Formal methodology deployed judiciously throughout the design and
implementation process has increased our confidence that the resulting design
can support robust and resilient software designs.
\section{Future Work}
We have made a strong beginning, but clearly there is still much to do in our
remaining CHERI efforts.
Our ongoing key areas of research include:
\begin{itemize}
\item
Continuing to refine performance with respect to both the architecture (e.g.,
models for capability compression) and microarchitecture (e.g., as relates to
efficient implementations of compression and tagged memory).
\item
Exploring how CHERI's features might be scaled up (e.g., to superscalar
processor designs), down (e.g., to 32-bit microcontrollers without MMUs), and
to other compute types (e.g., DMA engines, GPUs, and so on).
Also, looking at how CHERI interacts with other emerging hardware technologies
such as non-volatile memory, where CHERI may support more rapid, robust, and
secure adoption.
\item
Continuing to elaborate how CHERI should affect the design of operating
systems (whether hybrid systems such as CheriBSD, or clean-slate designs),
languages (e.g., C, C++, Java, and so on), and runtimes (e.g., system
libraries, run-time linking, and higher-level language runtimes).
\item
Continuing to explore how CHERI affects software tracing and debugging; for
example, through capability-aware software debuggers.
\item
Continuing to explore potential models for software compartmentalization, such
as clean-slate microkernel-style message passing grounded in CHERI's
object-capability features, but not hybridized with conventional OS designs.
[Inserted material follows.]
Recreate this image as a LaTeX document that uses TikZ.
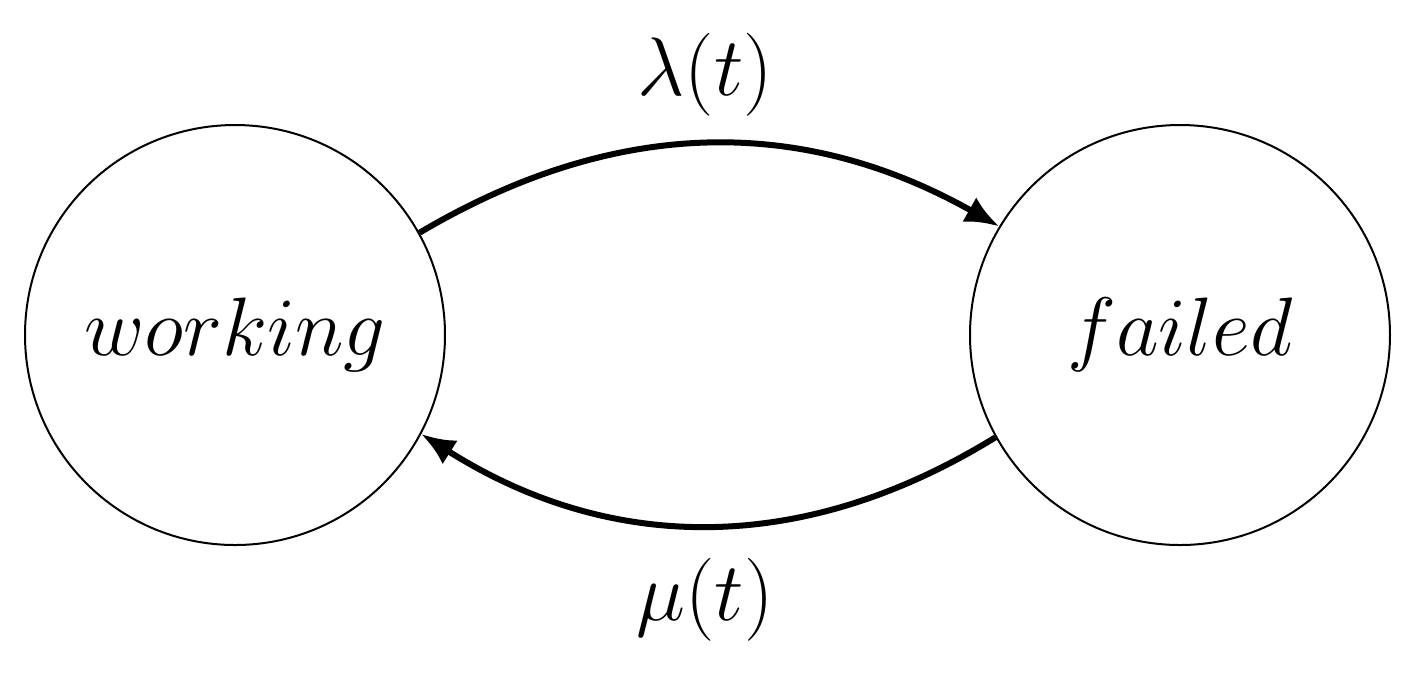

In addition, continuing to investigate potential approaches to semi- or
fully automated software compartmentalization.
\item
Continuing our efforts to develop and utilize formal models of the
microarchitecture, architecture, operating system, linkage model, language
properties, compilation, and higher-level applications.
This will help us understand (and ensure) the protection benefits of CHERI up
and down the hardware-software stack.